Kültürün az olduğu toplumlarda dev aynaları çok olur…
Ben sekiz yaşındaydım. Almanya'dan geldiğimiz sene seksenlerin başı ve hemen 3 günde yapılan iki oda bir hol ve ince uzun kaydırma dediğimiz tipten bir mutfak, kara sıva ve çatı yapıldı badanası yapıldı. O kadar acele yapıldı ki, şap bile yapılmadı evin betonuna, olduğu gibi kullanmaya başladık.
***
Eskiden evlerimiz hep böyleydi; elektrikli süpürge de yoktu ve el süpürgesi ile süpürdükçe şap olmayan odanın harçları parça parça çıkar ve evde süpürge yapınca sürekli bir toz bulutu olurdu. Eskiden hatırlarsanız halı çırpıldığın da toz bulutları kalkar hatta yetmez birde oklava ile döverdik.
***
Geleneksel bayram temizlikleri halı dövüp elde yıkanan perdeler le başlardı. Çamaşır makinesinin lüks olduğu yıllardan bahsediyorum.
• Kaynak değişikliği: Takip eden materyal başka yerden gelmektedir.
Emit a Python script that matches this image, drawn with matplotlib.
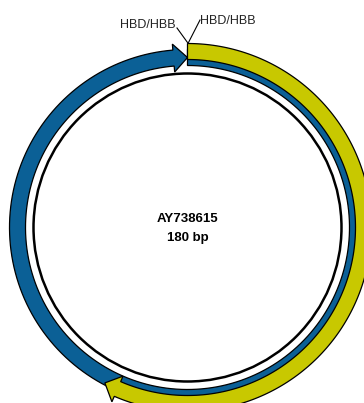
'''
Circular plasmid map of AY738615 with two HBD/HBB features
'''

import numpy as np
import matplotlib.pyplot as plt
from matplotlib.patches import Polygon, Circle

plt.rcParams['font.family'] = ['Liberation Sans', 'DejaVu Sans']

# Sequence and features
seq_name = 'AY738615'
seq_len = 180
feat_names = ['HBD/HBB', 'HBD/HBB']
feat_start = [1, 1]
feat_end = [180, 104]
feat_colors = ['#0b6096', '#c8c800']
feat_radius = [170, 176]   # mid radius of each arrow band

# Geometry of the map (pixels)
cx, cy = 187.5, 227.5
r_backbone = 154
band_w = 16
head_w = 28
head_len = 14

figure, axis = plt.subplots(figsize=(3.64, 4.03), dpi=100)
figure.subplots_adjust(0, 0, 1, 1)
axis.set_xlim(0, 364)
axis.set_ylim(403, 0)
axis.set_axis_off()


def to_xy(theta, r):
    # theta is clockwise from 12 o'clock, in radians
    return cx + r * np.sin(theta), cy - r * np.cos(theta)


def arrow(start, end, r_mid, color):
    t0 = (start - 1) / seq_len * 2 * np.pi
    t1 = end / seq_len * 2 * np.pi
    th = head_len / r_mid
    tb = t1 - th
    arc = np.linspace(t0, tb, 200)
    r_out = r_mid + band_w / 2
    r_in = r_mid - band_w / 2
    pts = [to_xy(t, r_out) for t in arc]
    pts.append(to_xy(tb, r_mid + head_w / 2))
    pts.append(to_xy(t1, r_mid))
    pts.append(to_xy(tb, r_mid - head_w / 2))
    pts += [to_xy(t, r_in) for t in arc[::-1]]
    axis.add_patch(Polygon(pts, closed=True, facecolor=color,
                           edgecolor='black', linewidth=0.9, joinstyle='miter'))


# Backbone circle
axis.add_patch(Circle((cx, cy), r_backbone, fill=False, edgecolor='black', linewidth=1.8))

# Feature arrows
for s, e, r, c in zip(feat_start, feat_end, feat_radius, feat_colors):
    arrow(s, e, r, c)

# Feature labels with leader lines
x0, y0 = to_xy(0, 185)
axis.plot([x0, 177], [y0, 28], color='black', linewidth=0.8)
axis.plot([x0 + 1, 200], [y0, 20], color='black', linewidth=0.8)
axis.text(176, 25, feat_names[0], ha='right', va='center', fontsize=9, color='#222222')
axis.text(200, 21, feat_names[1], ha='left', va='center', fontsize=9, color='#222222')

# Centre text
axis.text(cx, cy - 9, seq_name, ha='center', va='center', fontsize=9.5, fontweight='bold')
axis.text(cx, cy + 10, f'{seq_len} bp', ha='center', va='center', fontsize=9.5, fontweight='bold')

plt.savefig('out.png', dpi=100)
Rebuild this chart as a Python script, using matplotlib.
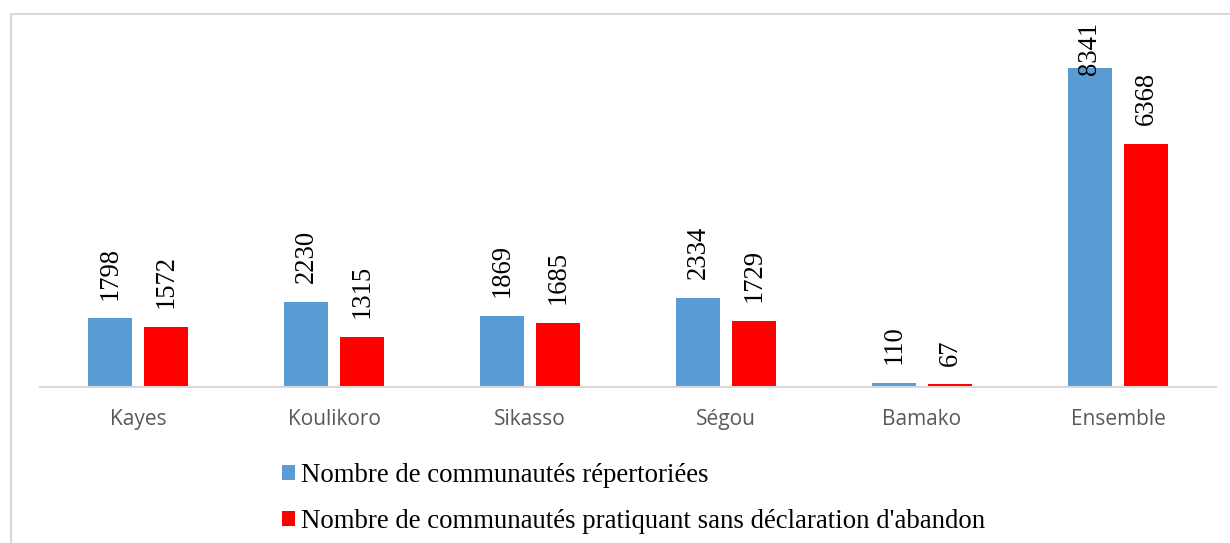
import matplotlib
matplotlib.use("Agg")
import matplotlib.pyplot as plt
import numpy as np
from matplotlib.patches import Rectangle

categories = ["Kayes", "Koulikoro", "Sikasso", "Ségou", "Bamako", "Ensemble"]
repertoriees = [1798, 2230, 1869, 2334, 110, 8341]
sans_declaration = [1572, 1315, 1685, 1729, 67, 6368]
series_names = ["Nombre de communautés répertoriées",
                "Nombre de communautés pratiquant sans déclaration d'abandon"]

W, H = 1230, 543
fig = plt.figure(figsize=(W / 100, H / 100), dpi=100)
fig.patch.set_facecolor("white")

# outer chart frame (only left and top visible)
fig.add_artist(Rectangle((11 / W, -0.1), 1.2, (H - 14) / H + 0.1, transform=fig.transFigure,
                         fill=False, edgecolor="#d9d9d9", linewidth=1.5))

ax = fig.add_axes([40 / W, (H - 387) / H, (1216 - 40) / W, (387 - 43) / H])
x = np.arange(len(categories))
bw = 0.2245
off = 0.143
colors = ["#5B9BD5", "#FF0000"]
b1 = ax.bar(x - off, repertoriees, bw, color=colors[0], label=series_names[0])
b2 = ax.bar(x + off, sans_declaration, bw, color=colors[1], label=series_names[1])

ax.set_xlim(-0.5, len(categories) - 0.5)
ax.set_ylim(0, 9000)
for s in ["top", "right", "left"]:
    ax.spines[s].set_visible(False)
ax.spines["bottom"].set_color("#d9d9d9")
ax.spines["bottom"].set_linewidth(1.5)
ax.set_yticks([])
ax.set_xticks(x)
ax.set_xticklabels(categories, fontsize=15, color="#595959", family="Open Sans")
ax.tick_params(axis="x", length=0, pad=16)

pad = 490
cap = 8157
for xs, vals in [(x - off, repertoriees), (x + off, sans_declaration)]:
    for xi, v in zip(xs, vals):
        ax.text(xi, min(v + pad, cap), str(v), rotation=90, ha="center", va="bottom",
                fontsize=19.2, family="Liberation Serif", color="black", clip_on=False)

leg = fig.legend(handles=[b1, b2], labels=series_names, loc="upper left",
                 bbox_to_anchor=(282 / W, (H - 463) / H), frameon=False,
                 prop={"family": "Liberation Serif", "size": 19.3},
                 handlelength=0.485, handleheight=0.485, handletextpad=0.22,
                 labelspacing=0.78, borderaxespad=0, borderpad=0)

fig.savefig("out.png", dpi=100)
Her iş beden gücü ile yapılırdı ama sokakta oyun oynayan ve yürüyerek okula tek başına gidebilen çocuklar, sayılı arabalar akabinde boş yollar, birbirinden çay, tuz istenen komşuluklar vardı.
***
Bir bebek veya çocuk gördüğünde acaba yanlış anlaşılır mıyım diye düşünmeden sevebildiğin sevecenlik vardı. Komşuna anahtar bırakıp benim çocuk gelirse ver diyebildiğin samimiyet vardı. Aşk vardı. Bir kızın elini bile sıkarken incitir miyim diyebilen naif yürekler vardı. Yüreğini mendillere işleyen genç kızlar bu mendili göğsünde saklayan erkekler vardı.
***
Evlerimiz yenilendi yaşam standardımız arttı, hayatımıza teknoloji girdi konfor arttı ama sağlık bozuldu. Artık bedenin yorulmadığı ama beynin hallaç pamuğu gibi olduğu bir dönemdeyiz.
***
Tarih tekerrürden ibaret. Bozulan insan ilişkileri geri döner mi bilmem ama eskiden beğenmediğimiz ama şimdi kıymete binen bir kaç örneği paylaşmak istiyorum. Bir zamanlar zenginler apartmanda, fakirler müstakil evdeydi, şimdi fakirler apartmanda zenginler müstakil evde...
***
Pantolon yırtıksa o kusuru kapatmak adına yama yapılırdı, utana sıkıla giyilirdi o pantolon. Şimdiyse yırtık olana para veriyoruz. Köy yumurtası için 'Köylü müsün ya, yenir mi o?' deniyordu, ama şimdi arar olduk. Hem az bulunuyor hem de fiyatı fabrika yumurtasına göre iki kat daha pahalı.
***
Erkeklerde sakal bırakmak bakımsızlık, varoşluk göstergesi olarak görülürken şimdi erkek imajının vazgeçilmezi oldu. Kınayı getir aney!' sözlerini sosyetede duymak mümkün değilken, artık en zenginler için olmazsa olmaza dönüştü.
***
Restorana gidip, ev yemeğinden farklı olan herhangi bir yemeği yemek kalite göstergesiydi. Simdi ev yemeği yapan yerde yemek de bir kalite göstergesi haline geldi. Çok da iyi oldu. Bir ailenin sofrasında ot yemekleri varsa o ailenin fakir olduğu algısı vardı, et alamadığı düşünülürdü. Oysa şimdi ot yemek sağlıklı bir yaşamın anahtarı…
***
Bağı, bahçesi olanlar düğününü, derneğini zaten buralarda yaparlardı ama 'Salon tutacak paraları yok' denirdi. Şimdi tersi oldu; bağı, bahçesi olanlar salon tutarken, zengin kesim kır düğünü yapmak için can atıyor.
GERÇEK MUTLULUK
Kibrit kutusu büyüklüğündeki peynirin olduğu kahvaltı dönemi geride kalalı çok oldu. Bundan sonra kırsal bir yöreye gidip, orada köy kahvaltısı yapmak klas bir duruma dönüştü zamanla. Memleketimizi toplumumuzu gerçek hedefe mutluluğa eriştirmek için iki orduya ihtiyaç vardır biri vatanın hayatını kurtaran asker ordusu diğeri milletin geleceğini yoğuran kültür ordusu.
Unutma! Kültürün az olduğu toplumlarda dev aynaları çok olur.